What you have to do >> Pick out each line of the records in which the word "this" appears.
======== Task inputs
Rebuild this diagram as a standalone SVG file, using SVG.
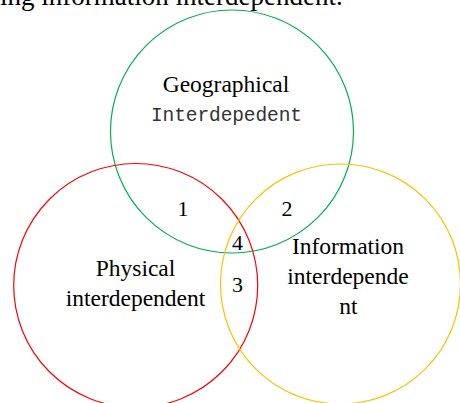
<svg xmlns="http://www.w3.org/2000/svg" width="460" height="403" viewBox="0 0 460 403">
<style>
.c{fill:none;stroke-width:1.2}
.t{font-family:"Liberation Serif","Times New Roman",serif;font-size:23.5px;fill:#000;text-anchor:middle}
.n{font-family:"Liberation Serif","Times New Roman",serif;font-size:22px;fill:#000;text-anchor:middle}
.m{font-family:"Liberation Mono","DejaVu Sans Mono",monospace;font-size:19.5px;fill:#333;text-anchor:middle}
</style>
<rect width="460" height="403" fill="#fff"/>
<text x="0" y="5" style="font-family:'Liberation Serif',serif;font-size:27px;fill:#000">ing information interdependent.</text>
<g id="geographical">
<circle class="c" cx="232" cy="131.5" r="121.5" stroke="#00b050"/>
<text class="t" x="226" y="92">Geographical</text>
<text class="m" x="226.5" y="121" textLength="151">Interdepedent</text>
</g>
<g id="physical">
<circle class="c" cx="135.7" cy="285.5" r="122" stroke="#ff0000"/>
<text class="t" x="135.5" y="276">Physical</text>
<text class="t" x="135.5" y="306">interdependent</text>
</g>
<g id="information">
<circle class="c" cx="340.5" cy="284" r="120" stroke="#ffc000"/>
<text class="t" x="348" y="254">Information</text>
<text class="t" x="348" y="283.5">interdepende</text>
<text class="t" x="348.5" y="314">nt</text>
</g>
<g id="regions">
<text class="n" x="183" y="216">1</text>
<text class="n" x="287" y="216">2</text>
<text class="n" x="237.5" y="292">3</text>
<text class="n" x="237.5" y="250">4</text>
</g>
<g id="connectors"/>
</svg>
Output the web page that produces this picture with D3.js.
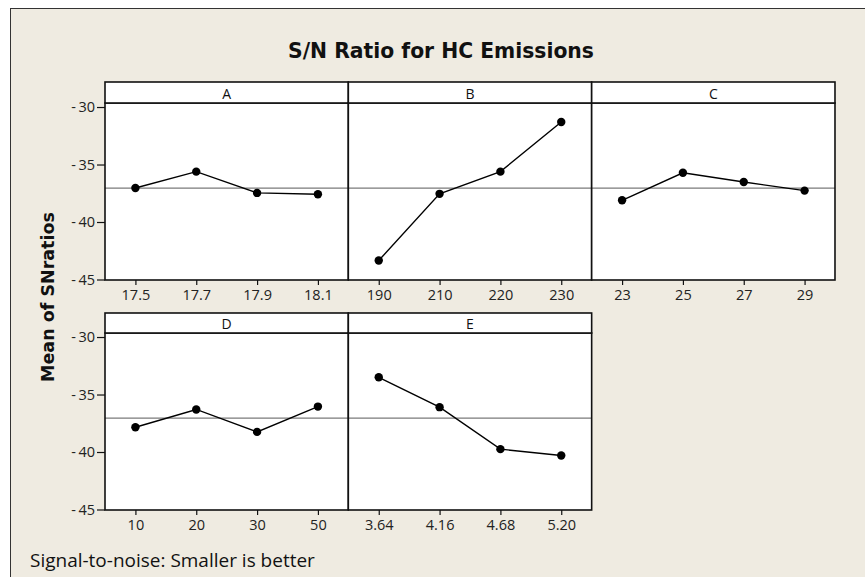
================
Output of the exercise >>
Rebuild this diagram as a standalone SVG file, using SVG.
Output the web page that produces this picture with D3.js.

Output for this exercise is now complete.